:: DATA LISTING ::

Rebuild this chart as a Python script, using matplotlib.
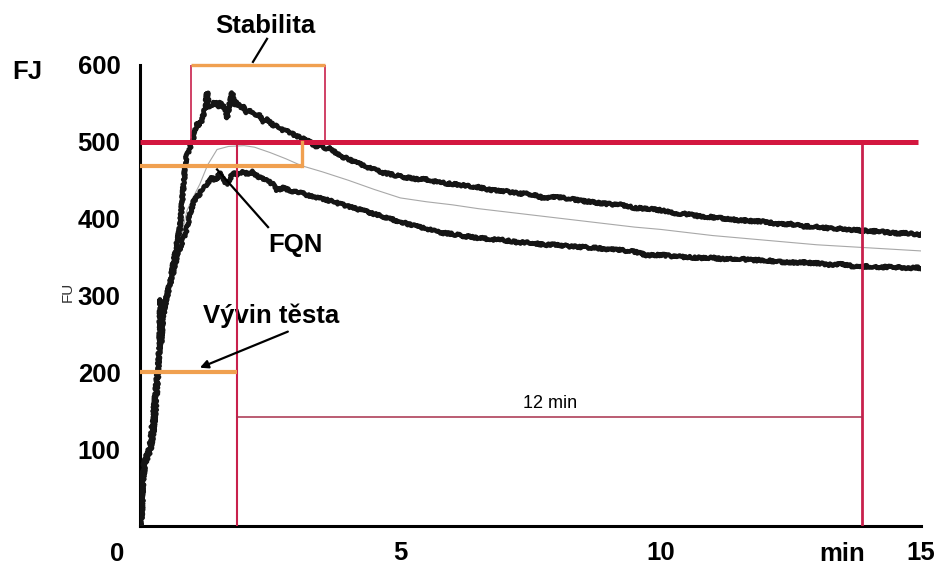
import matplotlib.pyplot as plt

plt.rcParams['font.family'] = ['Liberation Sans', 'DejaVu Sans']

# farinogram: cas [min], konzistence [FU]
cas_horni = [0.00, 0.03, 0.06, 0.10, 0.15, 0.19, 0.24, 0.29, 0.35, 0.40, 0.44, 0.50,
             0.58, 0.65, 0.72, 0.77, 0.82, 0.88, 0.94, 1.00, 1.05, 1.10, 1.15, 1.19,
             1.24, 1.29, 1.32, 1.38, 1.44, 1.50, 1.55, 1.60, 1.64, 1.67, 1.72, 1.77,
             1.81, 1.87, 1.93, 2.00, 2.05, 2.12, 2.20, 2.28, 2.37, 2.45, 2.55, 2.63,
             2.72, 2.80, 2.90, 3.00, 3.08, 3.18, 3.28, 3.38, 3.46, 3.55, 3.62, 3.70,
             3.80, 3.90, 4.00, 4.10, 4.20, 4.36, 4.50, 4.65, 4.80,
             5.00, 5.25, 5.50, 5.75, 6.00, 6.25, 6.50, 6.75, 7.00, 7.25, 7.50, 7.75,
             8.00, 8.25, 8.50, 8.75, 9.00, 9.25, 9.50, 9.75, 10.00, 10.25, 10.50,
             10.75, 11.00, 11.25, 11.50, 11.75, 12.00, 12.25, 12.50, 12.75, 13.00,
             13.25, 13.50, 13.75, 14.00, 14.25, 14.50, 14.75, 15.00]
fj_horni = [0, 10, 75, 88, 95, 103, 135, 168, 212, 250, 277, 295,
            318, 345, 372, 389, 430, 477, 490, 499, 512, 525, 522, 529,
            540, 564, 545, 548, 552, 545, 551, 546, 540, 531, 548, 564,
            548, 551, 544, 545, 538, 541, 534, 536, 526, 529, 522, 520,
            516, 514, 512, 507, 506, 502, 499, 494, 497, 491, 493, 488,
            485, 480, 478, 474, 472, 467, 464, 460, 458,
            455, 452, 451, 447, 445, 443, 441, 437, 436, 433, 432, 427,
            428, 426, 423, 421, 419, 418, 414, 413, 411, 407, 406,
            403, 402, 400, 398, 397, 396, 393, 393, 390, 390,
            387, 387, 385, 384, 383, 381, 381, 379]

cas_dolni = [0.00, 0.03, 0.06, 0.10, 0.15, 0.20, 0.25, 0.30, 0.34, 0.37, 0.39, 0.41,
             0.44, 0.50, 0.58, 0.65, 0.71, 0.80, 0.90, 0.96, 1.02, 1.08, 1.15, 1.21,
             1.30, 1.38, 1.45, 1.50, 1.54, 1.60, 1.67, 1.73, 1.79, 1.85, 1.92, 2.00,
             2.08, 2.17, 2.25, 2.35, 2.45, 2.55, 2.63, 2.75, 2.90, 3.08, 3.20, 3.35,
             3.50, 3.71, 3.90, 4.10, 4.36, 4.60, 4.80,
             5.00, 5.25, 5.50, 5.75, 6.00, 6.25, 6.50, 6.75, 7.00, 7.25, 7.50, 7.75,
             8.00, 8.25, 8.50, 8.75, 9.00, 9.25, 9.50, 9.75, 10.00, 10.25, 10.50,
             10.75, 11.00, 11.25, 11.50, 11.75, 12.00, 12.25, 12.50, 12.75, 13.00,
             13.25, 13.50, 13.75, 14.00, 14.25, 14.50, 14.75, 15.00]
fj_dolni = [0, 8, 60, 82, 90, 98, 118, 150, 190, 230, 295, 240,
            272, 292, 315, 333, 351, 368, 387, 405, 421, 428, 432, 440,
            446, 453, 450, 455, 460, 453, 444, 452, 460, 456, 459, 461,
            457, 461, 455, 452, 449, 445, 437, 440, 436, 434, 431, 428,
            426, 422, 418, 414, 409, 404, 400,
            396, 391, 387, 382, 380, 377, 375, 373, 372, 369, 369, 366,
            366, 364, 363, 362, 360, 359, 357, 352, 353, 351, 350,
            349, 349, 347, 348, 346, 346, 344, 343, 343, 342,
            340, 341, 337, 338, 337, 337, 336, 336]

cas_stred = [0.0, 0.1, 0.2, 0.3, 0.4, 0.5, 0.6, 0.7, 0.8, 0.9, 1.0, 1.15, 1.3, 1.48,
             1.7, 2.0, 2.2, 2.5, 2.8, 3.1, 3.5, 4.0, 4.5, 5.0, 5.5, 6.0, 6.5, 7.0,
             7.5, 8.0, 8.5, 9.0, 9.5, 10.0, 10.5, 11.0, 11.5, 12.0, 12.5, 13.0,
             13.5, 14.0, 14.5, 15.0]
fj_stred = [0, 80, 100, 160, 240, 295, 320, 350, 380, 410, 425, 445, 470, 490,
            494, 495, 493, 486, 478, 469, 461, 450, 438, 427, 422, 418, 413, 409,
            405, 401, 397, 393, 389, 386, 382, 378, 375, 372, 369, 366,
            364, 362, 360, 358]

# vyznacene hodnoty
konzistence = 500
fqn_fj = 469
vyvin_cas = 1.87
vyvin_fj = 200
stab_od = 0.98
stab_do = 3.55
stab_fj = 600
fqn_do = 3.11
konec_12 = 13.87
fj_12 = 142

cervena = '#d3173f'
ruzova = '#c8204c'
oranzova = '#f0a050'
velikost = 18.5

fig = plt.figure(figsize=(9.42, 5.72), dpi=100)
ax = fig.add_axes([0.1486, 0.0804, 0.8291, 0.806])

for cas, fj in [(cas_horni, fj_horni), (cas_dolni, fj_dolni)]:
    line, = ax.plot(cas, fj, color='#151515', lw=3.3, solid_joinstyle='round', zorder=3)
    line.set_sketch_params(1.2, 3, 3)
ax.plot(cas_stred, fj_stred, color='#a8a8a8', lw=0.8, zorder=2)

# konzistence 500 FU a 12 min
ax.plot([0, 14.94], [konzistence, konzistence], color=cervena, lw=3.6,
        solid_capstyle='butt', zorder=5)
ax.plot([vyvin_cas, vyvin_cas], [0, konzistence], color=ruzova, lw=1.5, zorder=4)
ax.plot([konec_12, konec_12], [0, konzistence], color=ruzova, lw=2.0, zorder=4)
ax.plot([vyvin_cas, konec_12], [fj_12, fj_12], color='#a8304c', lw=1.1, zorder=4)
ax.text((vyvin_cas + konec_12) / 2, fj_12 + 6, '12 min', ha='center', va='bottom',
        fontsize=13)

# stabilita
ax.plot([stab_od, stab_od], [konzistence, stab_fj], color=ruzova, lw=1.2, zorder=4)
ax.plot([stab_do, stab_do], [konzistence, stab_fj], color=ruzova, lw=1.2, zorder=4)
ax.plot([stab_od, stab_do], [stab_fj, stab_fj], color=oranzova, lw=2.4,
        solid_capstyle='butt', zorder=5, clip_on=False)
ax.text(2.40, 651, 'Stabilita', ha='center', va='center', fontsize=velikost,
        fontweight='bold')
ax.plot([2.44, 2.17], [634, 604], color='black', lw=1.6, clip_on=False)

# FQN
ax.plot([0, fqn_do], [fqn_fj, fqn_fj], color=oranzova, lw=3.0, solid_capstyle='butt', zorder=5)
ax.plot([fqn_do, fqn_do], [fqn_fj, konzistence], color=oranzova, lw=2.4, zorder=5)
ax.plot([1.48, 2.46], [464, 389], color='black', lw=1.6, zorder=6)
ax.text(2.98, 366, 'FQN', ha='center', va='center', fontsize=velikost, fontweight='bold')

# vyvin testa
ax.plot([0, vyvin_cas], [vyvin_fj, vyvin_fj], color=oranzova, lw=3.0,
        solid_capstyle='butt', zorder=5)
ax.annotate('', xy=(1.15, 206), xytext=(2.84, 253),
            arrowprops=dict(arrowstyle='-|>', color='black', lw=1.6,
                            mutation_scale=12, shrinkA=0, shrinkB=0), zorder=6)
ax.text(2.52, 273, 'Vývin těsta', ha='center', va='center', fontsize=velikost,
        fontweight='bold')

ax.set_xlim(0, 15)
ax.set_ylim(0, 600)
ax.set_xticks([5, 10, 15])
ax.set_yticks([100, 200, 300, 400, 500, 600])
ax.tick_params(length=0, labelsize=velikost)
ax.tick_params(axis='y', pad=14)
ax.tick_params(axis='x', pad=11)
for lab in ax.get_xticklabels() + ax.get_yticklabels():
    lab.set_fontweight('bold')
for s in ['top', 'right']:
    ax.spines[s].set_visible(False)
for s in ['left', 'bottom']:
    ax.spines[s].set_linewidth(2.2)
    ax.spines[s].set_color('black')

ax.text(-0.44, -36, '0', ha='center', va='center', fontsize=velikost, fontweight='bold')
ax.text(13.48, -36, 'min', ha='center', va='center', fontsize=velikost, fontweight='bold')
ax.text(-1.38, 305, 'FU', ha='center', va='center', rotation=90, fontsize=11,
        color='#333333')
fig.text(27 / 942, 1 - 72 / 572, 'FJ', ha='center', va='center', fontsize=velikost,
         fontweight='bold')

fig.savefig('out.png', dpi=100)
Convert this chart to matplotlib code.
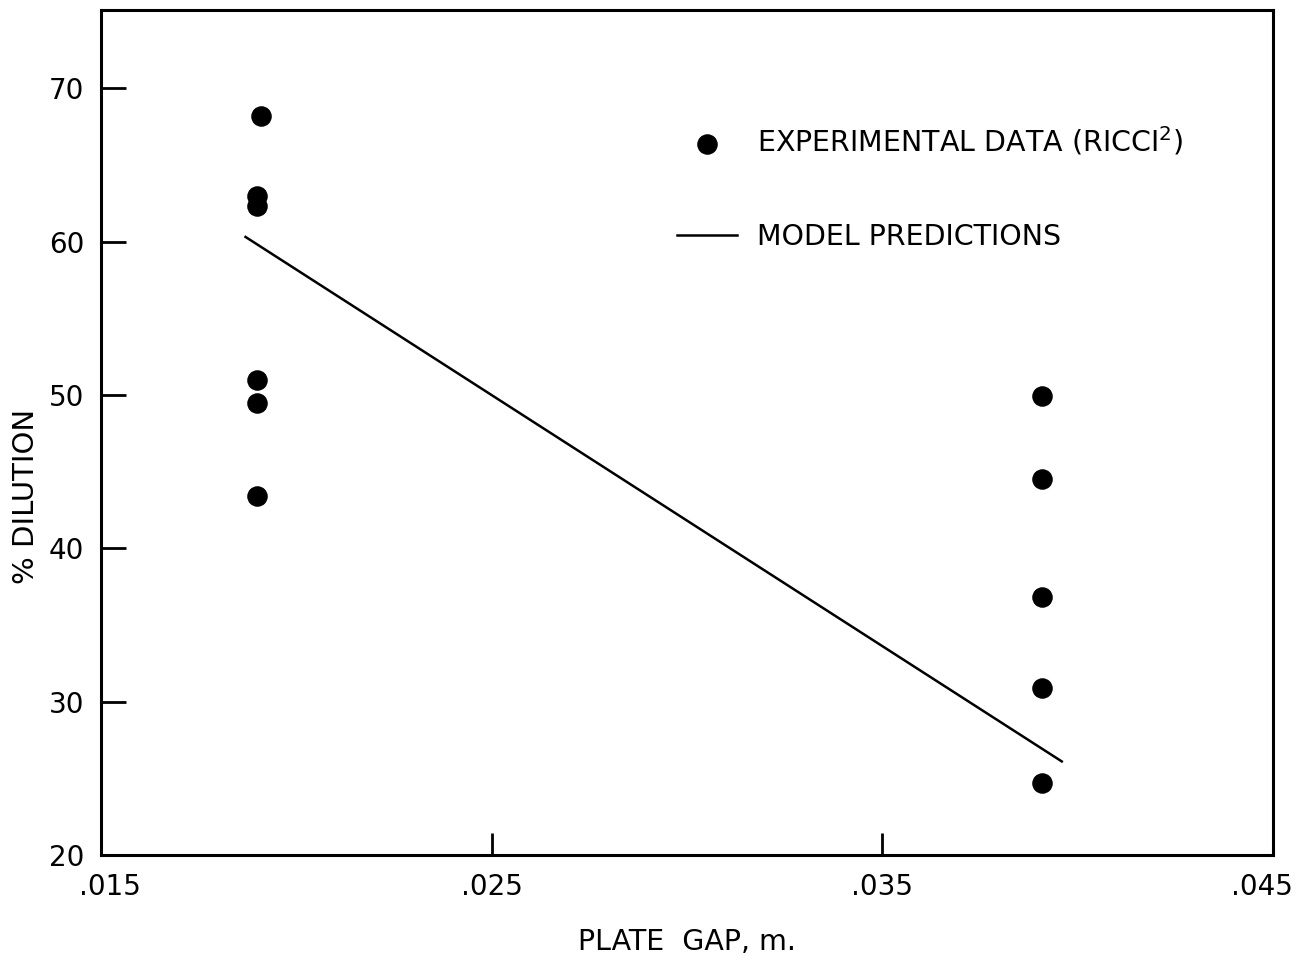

:::

Extract the lines exactly, please: the first line of the listing, the line with "387, 387, 385, 384, 383, 381, 381, 379]", and every line between them, but no pictures.

## FINISHED TASK
Rebuild this chart as a Python script, using matplotlib.
import matplotlib.pyplot as plt

plt.rcParams['font.family'] = ['Liberation Sans', 'DejaVu Sans']

# farinogram: cas [min], konzistence [FU]
cas_horni = [0.00, 0.03, 0.06, 0.10, 0.15, 0.19, 0.24, 0.29, 0.35, 0.40, 0.44, 0.50,
             0.58, 0.65, 0.72, 0.77, 0.82, 0.88, 0.94, 1.00, 1.05, 1.10, 1.15, 1.19,
             1.24, 1.29, 1.32, 1.38, 1.44, 1.50, 1.55, 1.60, 1.64, 1.67, 1.72, 1.77,
             1.81, 1.87, 1.93, 2.00, 2.05, 2.12, 2.20, 2.28, 2.37, 2.45, 2.55, 2.63,
             2.72, 2.80, 2.90, 3.00, 3.08, 3.18, 3.28, 3.38, 3.46, 3.55, 3.62, 3.70,
             3.80, 3.90, 4.00, 4.10, 4.20, 4.36, 4.50, 4.65, 4.80,
             5.00, 5.25, 5.50, 5.75, 6.00, 6.25, 6.50, 6.75, 7.00, 7.25, 7.50, 7.75,
             8.00, 8.25, 8.50, 8.75, 9.00, 9.25, 9.50, 9.75, 10.00, 10.25, 10.50,
             10.75, 11.00, 11.25, 11.50, 11.75, 12.00, 12.25, 12.50, 12.75, 13.00,
             13.25, 13.50, 13.75, 14.00, 14.25, 14.50, 14.75, 15.00]
fj_horni = [0, 10, 75, 88, 95, 103, 135, 168, 212, 250, 277, 295,
            318, 345, 372, 389, 430, 477, 490, 499, 512, 525, 522, 529,
            540, 564, 545, 548, 552, 545, 551, 546, 540, 531, 548, 564,
            548, 551, 544, 545, 538, 541, 534, 536, 526, 529, 522, 520,
            516, 514, 512, 507, 506, 502, 499, 494, 497, 491, 493, 488,
            485, 480, 478, 474, 472, 467, 464, 460, 458,
            455, 452, 451, 447, 445, 443, 441, 437, 436, 433, 432, 427,
            428, 426, 423, 421, 419, 418, 414, 413, 411, 407, 406,
            403, 402, 400, 398, 397, 396, 393, 393, 390, 390,
            387, 387, 385, 384, 383, 381, 381, 379]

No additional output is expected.